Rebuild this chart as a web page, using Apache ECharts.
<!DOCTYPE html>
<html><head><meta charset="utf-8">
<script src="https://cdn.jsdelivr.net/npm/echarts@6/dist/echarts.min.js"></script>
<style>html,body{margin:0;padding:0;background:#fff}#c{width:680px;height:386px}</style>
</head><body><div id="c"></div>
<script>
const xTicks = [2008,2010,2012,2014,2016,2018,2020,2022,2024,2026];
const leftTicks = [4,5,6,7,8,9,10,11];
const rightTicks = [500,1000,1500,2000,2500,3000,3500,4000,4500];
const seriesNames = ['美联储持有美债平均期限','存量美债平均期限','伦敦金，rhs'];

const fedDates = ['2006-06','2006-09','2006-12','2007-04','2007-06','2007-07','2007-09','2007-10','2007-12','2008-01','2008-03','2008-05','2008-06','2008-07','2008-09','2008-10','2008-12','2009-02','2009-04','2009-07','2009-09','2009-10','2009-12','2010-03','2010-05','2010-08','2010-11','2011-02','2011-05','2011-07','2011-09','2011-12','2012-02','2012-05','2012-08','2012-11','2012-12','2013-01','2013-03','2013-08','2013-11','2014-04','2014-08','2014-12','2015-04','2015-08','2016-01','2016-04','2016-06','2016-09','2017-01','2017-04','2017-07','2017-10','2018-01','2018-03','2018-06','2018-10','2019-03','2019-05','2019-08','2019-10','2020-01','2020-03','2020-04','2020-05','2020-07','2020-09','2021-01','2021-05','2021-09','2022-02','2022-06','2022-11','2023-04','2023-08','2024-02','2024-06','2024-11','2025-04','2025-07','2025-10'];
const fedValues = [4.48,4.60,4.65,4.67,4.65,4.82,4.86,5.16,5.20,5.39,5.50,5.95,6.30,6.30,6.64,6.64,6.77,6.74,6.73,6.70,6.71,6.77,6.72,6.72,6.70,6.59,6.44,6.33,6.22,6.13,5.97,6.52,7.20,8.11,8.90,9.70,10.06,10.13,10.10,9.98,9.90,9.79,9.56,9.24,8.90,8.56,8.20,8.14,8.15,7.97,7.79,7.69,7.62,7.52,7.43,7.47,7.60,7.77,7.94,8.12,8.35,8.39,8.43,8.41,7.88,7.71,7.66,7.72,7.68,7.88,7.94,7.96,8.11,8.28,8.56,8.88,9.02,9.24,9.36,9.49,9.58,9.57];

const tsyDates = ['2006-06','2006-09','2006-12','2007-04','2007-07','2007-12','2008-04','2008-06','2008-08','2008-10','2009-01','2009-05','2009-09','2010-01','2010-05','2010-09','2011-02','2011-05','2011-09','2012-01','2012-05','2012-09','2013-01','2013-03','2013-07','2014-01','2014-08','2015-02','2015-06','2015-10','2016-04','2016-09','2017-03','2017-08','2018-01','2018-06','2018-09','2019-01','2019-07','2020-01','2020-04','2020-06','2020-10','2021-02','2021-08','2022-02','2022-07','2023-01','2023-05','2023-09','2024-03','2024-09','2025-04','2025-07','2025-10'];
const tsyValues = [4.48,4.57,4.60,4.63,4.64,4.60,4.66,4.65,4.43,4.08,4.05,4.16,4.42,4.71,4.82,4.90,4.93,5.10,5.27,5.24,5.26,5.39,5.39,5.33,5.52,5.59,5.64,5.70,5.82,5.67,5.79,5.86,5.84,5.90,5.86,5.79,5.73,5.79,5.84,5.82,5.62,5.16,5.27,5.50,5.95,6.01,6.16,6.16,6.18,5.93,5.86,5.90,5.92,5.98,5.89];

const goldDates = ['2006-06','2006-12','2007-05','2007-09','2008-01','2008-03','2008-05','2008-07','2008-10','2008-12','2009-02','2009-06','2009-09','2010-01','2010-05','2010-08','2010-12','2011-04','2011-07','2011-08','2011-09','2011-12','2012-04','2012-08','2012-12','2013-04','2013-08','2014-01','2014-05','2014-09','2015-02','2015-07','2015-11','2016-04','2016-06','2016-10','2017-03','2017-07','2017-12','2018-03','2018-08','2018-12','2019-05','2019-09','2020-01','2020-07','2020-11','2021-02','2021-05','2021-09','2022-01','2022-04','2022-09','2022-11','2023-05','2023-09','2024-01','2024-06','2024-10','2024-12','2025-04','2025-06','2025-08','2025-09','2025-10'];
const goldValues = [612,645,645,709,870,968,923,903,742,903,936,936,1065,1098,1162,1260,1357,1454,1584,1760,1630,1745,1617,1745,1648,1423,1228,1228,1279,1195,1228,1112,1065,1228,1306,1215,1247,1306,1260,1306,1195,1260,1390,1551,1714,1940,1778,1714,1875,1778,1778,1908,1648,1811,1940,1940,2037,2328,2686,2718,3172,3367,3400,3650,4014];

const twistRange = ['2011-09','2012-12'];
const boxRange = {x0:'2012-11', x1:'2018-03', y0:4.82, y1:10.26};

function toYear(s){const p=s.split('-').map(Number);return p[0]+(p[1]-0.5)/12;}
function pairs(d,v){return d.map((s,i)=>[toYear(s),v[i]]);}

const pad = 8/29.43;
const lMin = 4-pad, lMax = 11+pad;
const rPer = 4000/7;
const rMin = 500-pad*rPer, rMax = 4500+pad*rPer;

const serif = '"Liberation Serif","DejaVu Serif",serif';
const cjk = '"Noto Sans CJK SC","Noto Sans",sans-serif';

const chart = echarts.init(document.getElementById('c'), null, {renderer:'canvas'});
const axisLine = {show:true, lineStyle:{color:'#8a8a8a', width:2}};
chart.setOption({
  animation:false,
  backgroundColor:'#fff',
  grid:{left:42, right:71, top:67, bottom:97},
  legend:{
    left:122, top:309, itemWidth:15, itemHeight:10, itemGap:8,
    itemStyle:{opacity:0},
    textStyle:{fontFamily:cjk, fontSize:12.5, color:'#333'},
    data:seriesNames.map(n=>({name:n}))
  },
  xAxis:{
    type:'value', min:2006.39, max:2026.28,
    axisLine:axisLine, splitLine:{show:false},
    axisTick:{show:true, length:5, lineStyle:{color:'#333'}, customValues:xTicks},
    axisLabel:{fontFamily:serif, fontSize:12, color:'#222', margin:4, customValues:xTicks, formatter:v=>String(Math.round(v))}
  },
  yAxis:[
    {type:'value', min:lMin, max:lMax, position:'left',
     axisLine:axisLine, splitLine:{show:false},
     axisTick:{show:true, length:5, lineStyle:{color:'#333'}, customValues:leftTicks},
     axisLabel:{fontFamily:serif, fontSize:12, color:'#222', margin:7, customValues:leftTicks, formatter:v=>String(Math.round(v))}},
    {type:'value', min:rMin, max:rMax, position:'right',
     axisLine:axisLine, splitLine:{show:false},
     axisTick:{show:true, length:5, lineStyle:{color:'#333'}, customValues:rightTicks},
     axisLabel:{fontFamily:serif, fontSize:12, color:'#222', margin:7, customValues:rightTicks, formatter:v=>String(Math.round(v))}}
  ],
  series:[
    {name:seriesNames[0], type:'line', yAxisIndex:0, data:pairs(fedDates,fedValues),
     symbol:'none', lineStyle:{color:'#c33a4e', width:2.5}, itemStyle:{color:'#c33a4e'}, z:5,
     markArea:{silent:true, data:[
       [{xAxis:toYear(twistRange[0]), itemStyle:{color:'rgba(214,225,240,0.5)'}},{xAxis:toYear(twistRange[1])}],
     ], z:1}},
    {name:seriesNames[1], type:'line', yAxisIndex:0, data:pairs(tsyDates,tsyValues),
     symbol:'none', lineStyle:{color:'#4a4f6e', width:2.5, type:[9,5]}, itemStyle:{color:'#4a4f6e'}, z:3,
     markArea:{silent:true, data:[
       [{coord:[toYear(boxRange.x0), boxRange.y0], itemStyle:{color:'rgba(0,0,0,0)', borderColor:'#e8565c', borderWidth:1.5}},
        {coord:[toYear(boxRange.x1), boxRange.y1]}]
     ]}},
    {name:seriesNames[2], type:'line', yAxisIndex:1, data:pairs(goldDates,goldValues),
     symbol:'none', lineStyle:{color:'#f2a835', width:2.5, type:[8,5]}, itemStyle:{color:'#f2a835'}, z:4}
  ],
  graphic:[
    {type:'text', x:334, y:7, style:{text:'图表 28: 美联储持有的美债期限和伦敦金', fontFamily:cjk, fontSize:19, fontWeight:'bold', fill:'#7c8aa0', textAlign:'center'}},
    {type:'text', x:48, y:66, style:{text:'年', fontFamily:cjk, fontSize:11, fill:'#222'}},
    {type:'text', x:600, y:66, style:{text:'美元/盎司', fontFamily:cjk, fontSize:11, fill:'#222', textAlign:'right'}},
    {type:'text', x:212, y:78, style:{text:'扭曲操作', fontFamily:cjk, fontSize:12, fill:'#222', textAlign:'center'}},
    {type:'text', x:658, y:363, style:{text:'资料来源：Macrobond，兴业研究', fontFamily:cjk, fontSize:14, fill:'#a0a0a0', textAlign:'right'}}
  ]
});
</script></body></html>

- - - -

Return exactly the lines from the beginning of the data above through the one containing "const seriesNames = ['美联储持有美债平均期限','存量美债平均期限','伦敦金，rhs'];", please. Include both end lines and add nothing else.

Rebuild this chart as a web page, using Apache ECharts.
<!DOCTYPE html>
<html><head><meta charset="utf-8">
<script src="https://cdn.jsdelivr.net/npm/echarts@6/dist/echarts.min.js"></script>
<style>html,body{margin:0;padding:0;background:#fff}#c{width:680px;height:386px}</style>
</head><body><div id="c"></div>
<script>
const xTicks = [2008,2010,2012,2014,2016,2018,2020,2022,2024,2026];
const leftTicks = [4,5,6,7,8,9,10,11];
const rightTicks = [500,1000,1500,2000,2500,3000,3500,4000,4500];
const seriesNames = ['美联储持有美债平均期限','存量美债平均期限','伦敦金，rhs'];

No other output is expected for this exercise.